** Source records **
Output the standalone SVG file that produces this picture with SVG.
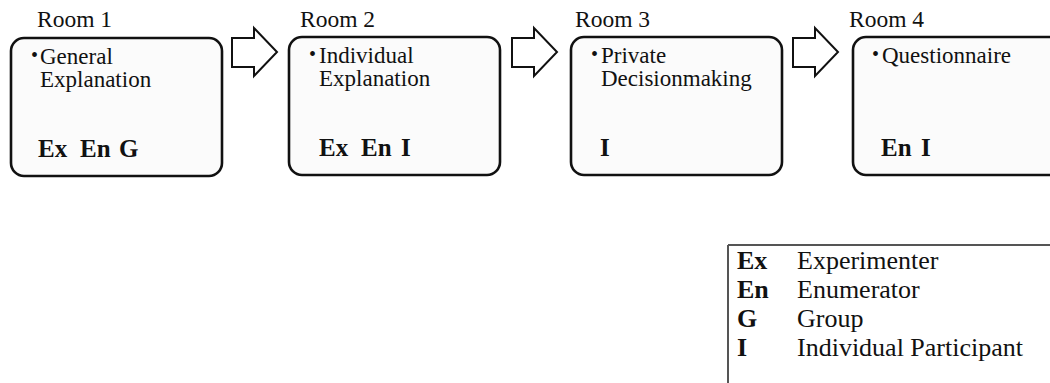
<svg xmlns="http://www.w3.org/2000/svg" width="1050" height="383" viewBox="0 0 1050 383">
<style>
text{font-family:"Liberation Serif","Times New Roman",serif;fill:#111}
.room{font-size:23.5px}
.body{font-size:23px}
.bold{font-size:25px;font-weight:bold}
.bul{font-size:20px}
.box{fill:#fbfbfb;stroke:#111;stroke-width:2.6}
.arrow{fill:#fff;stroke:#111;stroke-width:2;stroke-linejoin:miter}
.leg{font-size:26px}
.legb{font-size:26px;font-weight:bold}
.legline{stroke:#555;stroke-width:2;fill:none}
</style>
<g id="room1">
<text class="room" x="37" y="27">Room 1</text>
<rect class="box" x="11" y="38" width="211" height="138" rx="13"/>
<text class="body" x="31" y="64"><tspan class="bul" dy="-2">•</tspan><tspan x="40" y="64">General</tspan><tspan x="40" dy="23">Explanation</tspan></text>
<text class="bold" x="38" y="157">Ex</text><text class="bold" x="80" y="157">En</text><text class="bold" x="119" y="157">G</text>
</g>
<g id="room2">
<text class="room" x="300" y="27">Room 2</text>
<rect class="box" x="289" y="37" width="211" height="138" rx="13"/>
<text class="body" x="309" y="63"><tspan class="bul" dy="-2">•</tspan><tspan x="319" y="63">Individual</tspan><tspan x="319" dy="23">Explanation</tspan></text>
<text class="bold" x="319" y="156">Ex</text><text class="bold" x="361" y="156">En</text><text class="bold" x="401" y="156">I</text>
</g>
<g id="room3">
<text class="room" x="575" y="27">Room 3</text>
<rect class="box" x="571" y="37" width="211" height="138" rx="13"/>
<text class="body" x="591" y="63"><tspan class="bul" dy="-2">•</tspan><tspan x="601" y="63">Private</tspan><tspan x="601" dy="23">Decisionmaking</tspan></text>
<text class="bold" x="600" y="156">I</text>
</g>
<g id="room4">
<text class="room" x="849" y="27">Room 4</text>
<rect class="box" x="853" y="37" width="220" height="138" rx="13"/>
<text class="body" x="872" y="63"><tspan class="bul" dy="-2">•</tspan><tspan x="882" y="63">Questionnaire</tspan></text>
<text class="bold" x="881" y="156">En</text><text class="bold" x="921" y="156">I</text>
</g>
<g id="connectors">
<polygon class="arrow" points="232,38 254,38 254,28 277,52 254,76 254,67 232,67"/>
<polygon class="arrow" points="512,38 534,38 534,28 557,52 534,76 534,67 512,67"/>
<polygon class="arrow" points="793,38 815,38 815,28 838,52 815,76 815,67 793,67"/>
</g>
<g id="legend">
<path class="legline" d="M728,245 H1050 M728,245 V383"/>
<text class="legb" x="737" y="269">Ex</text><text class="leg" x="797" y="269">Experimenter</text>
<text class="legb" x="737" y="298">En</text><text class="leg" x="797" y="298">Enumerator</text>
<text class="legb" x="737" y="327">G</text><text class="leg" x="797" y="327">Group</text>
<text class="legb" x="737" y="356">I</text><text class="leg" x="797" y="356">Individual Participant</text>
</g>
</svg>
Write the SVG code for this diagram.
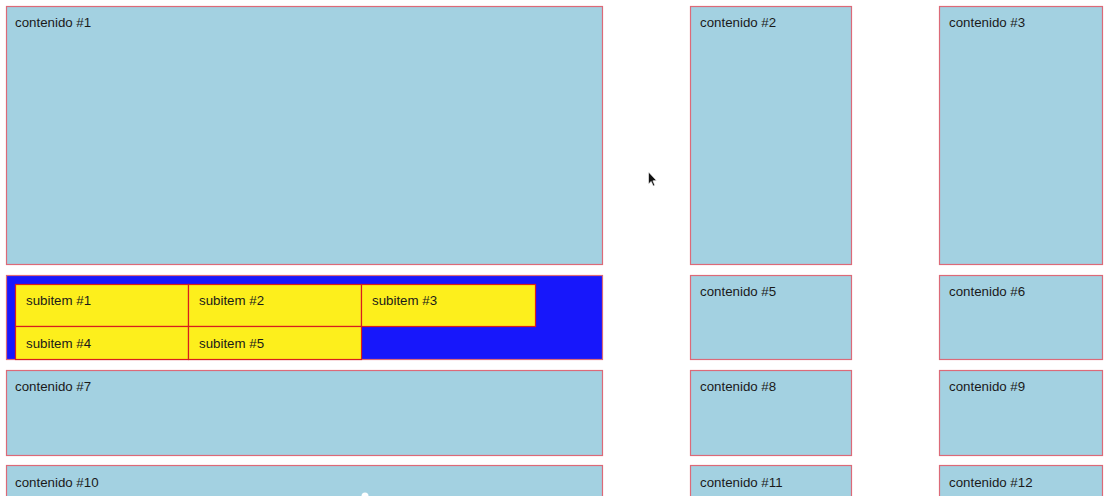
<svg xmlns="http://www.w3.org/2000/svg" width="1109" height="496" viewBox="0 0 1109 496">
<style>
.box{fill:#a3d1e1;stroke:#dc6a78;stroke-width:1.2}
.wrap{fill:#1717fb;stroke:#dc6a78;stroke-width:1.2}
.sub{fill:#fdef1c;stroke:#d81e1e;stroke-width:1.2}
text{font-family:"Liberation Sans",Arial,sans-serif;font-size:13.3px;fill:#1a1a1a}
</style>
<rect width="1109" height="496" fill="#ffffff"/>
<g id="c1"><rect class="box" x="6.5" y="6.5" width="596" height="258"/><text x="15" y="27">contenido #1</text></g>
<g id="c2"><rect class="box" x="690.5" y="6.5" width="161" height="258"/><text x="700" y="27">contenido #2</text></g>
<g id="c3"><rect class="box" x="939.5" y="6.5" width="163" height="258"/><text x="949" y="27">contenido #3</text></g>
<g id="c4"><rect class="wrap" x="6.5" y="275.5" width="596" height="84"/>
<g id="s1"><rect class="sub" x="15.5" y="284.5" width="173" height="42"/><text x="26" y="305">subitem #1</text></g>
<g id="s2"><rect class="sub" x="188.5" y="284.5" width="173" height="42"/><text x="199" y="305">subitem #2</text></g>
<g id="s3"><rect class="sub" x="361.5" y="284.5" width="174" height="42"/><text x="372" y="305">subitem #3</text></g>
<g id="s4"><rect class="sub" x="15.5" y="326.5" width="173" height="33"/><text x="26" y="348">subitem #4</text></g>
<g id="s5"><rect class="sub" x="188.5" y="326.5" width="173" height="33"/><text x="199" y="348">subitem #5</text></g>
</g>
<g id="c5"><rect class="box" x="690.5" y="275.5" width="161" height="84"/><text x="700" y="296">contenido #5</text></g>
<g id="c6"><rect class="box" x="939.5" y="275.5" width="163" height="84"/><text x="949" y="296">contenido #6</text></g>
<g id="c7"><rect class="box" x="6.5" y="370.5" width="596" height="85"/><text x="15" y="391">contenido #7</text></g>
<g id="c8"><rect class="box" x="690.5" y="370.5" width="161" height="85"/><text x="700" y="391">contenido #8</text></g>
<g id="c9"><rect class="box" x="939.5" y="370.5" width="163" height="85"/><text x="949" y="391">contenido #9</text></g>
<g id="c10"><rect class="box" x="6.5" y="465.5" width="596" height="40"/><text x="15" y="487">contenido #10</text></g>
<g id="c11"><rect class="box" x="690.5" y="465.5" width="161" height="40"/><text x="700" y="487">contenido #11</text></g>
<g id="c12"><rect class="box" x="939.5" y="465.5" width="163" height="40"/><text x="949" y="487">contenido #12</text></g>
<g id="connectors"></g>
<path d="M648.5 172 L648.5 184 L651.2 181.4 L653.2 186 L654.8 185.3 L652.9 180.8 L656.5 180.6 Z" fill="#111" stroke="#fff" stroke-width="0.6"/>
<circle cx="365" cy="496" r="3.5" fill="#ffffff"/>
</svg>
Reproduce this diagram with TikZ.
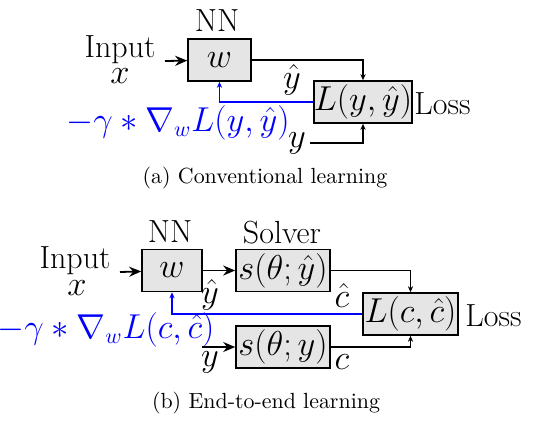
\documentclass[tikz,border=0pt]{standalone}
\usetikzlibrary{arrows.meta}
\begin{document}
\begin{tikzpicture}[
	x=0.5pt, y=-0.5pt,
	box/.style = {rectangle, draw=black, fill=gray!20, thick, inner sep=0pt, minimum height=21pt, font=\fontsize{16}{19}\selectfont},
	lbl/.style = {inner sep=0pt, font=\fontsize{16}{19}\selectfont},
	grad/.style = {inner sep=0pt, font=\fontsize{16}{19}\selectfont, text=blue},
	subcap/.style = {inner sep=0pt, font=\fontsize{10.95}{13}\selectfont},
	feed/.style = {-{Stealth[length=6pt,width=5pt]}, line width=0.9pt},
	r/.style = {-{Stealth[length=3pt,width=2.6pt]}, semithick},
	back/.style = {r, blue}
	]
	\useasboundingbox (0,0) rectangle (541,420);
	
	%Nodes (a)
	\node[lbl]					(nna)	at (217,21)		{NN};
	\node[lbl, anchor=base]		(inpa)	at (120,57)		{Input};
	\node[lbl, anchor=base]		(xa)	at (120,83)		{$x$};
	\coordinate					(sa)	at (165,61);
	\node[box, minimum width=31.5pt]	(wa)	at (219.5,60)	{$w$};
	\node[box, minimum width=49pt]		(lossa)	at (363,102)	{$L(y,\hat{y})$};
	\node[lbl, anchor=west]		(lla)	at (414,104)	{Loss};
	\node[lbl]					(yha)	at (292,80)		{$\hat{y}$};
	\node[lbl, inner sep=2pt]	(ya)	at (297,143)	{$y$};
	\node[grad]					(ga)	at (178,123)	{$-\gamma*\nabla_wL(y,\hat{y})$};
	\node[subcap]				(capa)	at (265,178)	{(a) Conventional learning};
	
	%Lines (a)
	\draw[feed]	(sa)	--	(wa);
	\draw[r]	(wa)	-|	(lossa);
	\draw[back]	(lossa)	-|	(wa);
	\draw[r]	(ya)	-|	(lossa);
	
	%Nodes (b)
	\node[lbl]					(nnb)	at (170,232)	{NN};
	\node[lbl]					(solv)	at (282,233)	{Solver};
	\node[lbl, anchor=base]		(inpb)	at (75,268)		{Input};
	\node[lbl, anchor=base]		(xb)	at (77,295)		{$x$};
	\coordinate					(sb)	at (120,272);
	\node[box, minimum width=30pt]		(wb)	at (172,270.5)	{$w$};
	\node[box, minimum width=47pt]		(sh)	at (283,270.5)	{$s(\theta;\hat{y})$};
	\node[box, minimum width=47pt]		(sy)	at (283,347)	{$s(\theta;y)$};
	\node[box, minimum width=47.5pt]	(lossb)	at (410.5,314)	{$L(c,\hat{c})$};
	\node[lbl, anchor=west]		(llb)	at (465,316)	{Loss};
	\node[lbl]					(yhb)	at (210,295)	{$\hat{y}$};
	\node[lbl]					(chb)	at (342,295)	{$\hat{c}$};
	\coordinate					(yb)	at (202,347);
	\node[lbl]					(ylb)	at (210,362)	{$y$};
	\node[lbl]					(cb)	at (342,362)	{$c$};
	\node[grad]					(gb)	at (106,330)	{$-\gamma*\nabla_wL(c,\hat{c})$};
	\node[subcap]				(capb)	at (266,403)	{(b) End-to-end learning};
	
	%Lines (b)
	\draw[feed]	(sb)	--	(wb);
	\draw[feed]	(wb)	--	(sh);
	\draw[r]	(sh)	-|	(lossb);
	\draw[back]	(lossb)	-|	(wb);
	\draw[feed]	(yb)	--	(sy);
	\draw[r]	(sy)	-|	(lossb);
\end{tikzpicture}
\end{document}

** What you need to do **
Transcribe, leaving out pictures, each line from the one containing "Reproduce this diagram with TikZ." through the one containing "(0,0) rectangle (541,420);".

** Answer for the task **
Reproduce this diagram with TikZ.
\documentclass[tikz,border=0pt]{standalone}
\usetikzlibrary{arrows.meta}
\begin{document}
\begin{tikzpicture}[
	x=0.5pt, y=-0.5pt,
	box/.style = {rectangle, draw=black, fill=gray!20, thick, inner sep=0pt, minimum height=21pt, font=\fontsize{16}{19}\selectfont},
	lbl/.style = {inner sep=0pt, font=\fontsize{16}{19}\selectfont},
	grad/.style = {inner sep=0pt, font=\fontsize{16}{19}\selectfont, text=blue},
	subcap/.style = {inner sep=0pt, font=\fontsize{10.95}{13}\selectfont},
	feed/.style = {-{Stealth[length=6pt,width=5pt]}, line width=0.9pt},
	r/.style = {-{Stealth[length=3pt,width=2.6pt]}, semithick},
	back/.style = {r, blue}
	]
	\useasboundingbox (0,0) rectangle (541,420);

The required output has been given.